■ Task objective ■
In the records below, reproduce exactly the lines from the one containing "Rebuild this chart" through the one containing "s.set_linewidth(0.8)", both included, and omit the pictures.

■ Supplied entries ■
┌────────

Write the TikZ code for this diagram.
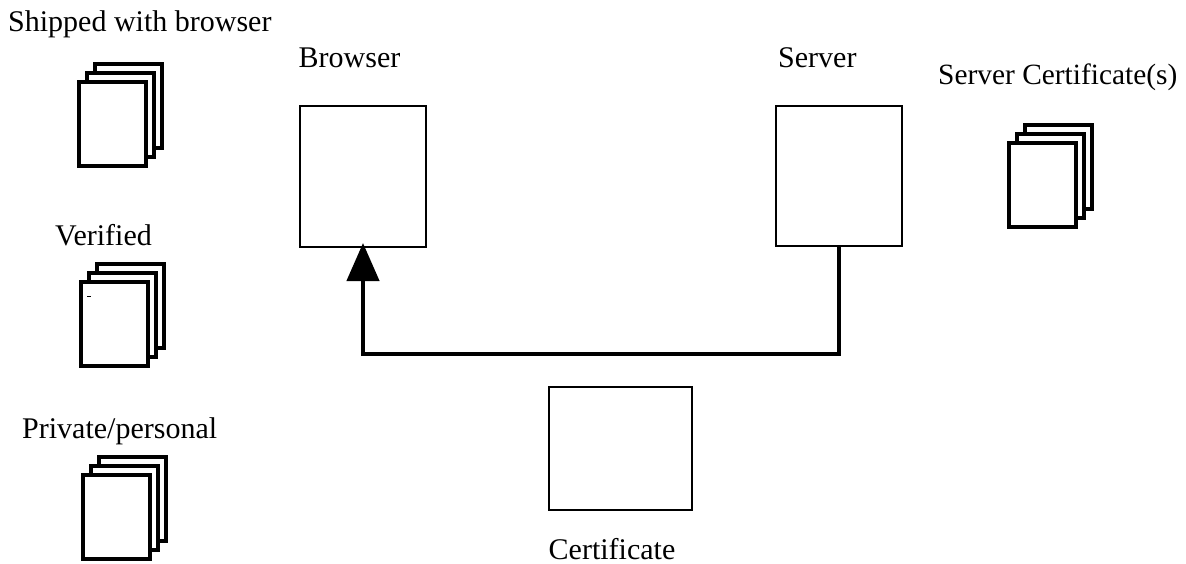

└────────
┌────────

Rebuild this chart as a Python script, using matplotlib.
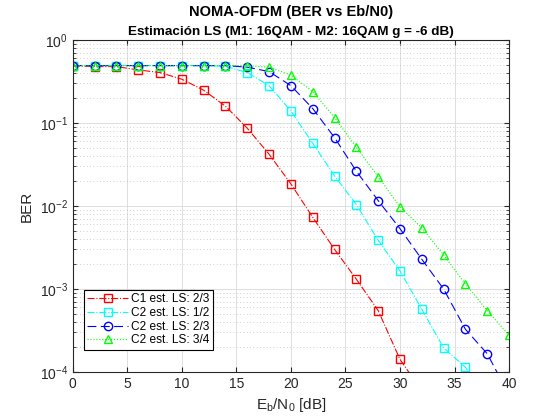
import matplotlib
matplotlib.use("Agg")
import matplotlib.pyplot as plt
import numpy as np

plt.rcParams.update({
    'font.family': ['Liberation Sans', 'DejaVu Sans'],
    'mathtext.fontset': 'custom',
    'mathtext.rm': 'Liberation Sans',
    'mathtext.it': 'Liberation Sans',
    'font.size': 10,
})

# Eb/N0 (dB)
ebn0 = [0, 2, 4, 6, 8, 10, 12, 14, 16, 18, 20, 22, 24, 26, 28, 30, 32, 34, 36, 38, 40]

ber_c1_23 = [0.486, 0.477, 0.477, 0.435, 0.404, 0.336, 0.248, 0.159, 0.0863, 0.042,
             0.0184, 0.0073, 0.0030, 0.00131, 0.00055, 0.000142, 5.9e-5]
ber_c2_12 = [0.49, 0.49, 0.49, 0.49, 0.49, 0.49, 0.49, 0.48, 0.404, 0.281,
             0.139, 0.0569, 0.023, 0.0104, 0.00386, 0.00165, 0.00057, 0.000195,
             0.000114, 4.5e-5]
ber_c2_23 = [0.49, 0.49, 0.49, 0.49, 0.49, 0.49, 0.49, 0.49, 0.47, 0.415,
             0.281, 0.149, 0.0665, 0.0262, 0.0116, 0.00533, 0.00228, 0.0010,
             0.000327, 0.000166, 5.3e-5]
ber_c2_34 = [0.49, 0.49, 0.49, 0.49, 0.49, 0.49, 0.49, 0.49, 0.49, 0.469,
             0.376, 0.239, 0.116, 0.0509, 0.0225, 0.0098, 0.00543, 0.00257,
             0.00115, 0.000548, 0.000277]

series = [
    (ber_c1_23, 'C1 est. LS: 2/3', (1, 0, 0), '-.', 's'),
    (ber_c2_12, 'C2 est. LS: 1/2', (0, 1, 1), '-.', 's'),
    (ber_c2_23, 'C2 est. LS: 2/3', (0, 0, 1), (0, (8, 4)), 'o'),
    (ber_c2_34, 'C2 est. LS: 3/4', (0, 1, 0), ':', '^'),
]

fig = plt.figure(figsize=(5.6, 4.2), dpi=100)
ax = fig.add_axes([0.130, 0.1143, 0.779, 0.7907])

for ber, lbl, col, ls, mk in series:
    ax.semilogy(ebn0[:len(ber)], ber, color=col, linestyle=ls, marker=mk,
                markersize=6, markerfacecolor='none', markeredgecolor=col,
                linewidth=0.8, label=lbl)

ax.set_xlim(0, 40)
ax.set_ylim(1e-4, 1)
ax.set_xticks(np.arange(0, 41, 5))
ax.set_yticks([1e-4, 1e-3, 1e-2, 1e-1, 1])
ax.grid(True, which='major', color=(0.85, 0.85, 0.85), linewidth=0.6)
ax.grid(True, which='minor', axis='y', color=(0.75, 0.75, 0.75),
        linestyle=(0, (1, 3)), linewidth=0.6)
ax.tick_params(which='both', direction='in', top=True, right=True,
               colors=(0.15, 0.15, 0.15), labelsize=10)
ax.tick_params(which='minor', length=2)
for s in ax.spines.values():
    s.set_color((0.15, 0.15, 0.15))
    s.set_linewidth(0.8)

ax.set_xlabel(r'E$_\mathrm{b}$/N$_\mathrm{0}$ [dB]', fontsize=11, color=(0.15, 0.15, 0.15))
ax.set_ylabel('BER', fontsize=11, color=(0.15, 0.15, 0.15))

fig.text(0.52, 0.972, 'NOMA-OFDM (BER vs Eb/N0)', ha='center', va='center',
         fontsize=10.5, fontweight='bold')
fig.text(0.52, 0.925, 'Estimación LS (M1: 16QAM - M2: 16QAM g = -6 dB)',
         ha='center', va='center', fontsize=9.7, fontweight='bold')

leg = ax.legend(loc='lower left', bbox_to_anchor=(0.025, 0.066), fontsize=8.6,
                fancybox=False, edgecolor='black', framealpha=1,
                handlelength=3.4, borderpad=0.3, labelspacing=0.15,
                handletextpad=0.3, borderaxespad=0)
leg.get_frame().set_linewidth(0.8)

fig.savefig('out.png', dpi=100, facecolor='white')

└────────

■ Exercise answer ■
Rebuild this chart as a Python script, using matplotlib.
import matplotlib
matplotlib.use("Agg")
import matplotlib.pyplot as plt
import numpy as np

plt.rcParams.update({
    'font.family': ['Liberation Sans', 'DejaVu Sans'],
    'mathtext.fontset': 'custom',
    'mathtext.rm': 'Liberation Sans',
    'mathtext.it': 'Liberation Sans',
    'font.size': 10,
})

# Eb/N0 (dB)
ebn0 = [0, 2, 4, 6, 8, 10, 12, 14, 16, 18, 20, 22, 24, 26, 28, 30, 32, 34, 36, 38, 40]

ber_c1_23 = [0.486, 0.477, 0.477, 0.435, 0.404, 0.336, 0.248, 0.159, 0.0863, 0.042,
             0.0184, 0.0073, 0.0030, 0.00131, 0.00055, 0.000142, 5.9e-5]
ber_c2_12 = [0.49, 0.49, 0.49, 0.49, 0.49, 0.49, 0.49, 0.48, 0.404, 0.281,
             0.139, 0.0569, 0.023, 0.0104, 0.00386, 0.00165, 0.00057, 0.000195,
             0.000114, 4.5e-5]
ber_c2_23 = [0.49, 0.49, 0.49, 0.49, 0.49, 0.49, 0.49, 0.49, 0.47, 0.415,
             0.281, 0.149, 0.0665, 0.0262, 0.0116, 0.00533, 0.00228, 0.0010,
             0.000327, 0.000166, 5.3e-5]
ber_c2_34 = [0.49, 0.49, 0.49, 0.49, 0.49, 0.49, 0.49, 0.49, 0.49, 0.469,
             0.376, 0.239, 0.116, 0.0509, 0.0225, 0.0098, 0.00543, 0.00257,
             0.00115, 0.000548, 0.000277]

series = [
    (ber_c1_23, 'C1 est. LS: 2/3', (1, 0, 0), '-.', 's'),
    (ber_c2_12, 'C2 est. LS: 1/2', (0, 1, 1), '-.', 's'),
    (ber_c2_23, 'C2 est. LS: 2/3', (0, 0, 1), (0, (8, 4)), 'o'),
    (ber_c2_34, 'C2 est. LS: 3/4', (0, 1, 0), ':', '^'),
]

fig = plt.figure(figsize=(5.6, 4.2), dpi=100)
ax = fig.add_axes([0.130, 0.1143, 0.779, 0.7907])

for ber, lbl, col, ls, mk in series:
    ax.semilogy(ebn0[:len(ber)], ber, color=col, linestyle=ls, marker=mk,
                markersize=6, markerfacecolor='none', markeredgecolor=col,
                linewidth=0.8, label=lbl)

ax.set_xlim(0, 40)
ax.set_ylim(1e-4, 1)
ax.set_xticks(np.arange(0, 41, 5))
ax.set_yticks([1e-4, 1e-3, 1e-2, 1e-1, 1])
ax.grid(True, which='major', color=(0.85, 0.85, 0.85), linewidth=0.6)
ax.grid(True, which='minor', axis='y', color=(0.75, 0.75, 0.75),
        linestyle=(0, (1, 3)), linewidth=0.6)
ax.tick_params(which='both', direction='in', top=True, right=True,
               colors=(0.15, 0.15, 0.15), labelsize=10)
ax.tick_params(which='minor', length=2)
for s in ax.spines.values():
    s.set_color((0.15, 0.15, 0.15))
    s.set_linewidth(0.8)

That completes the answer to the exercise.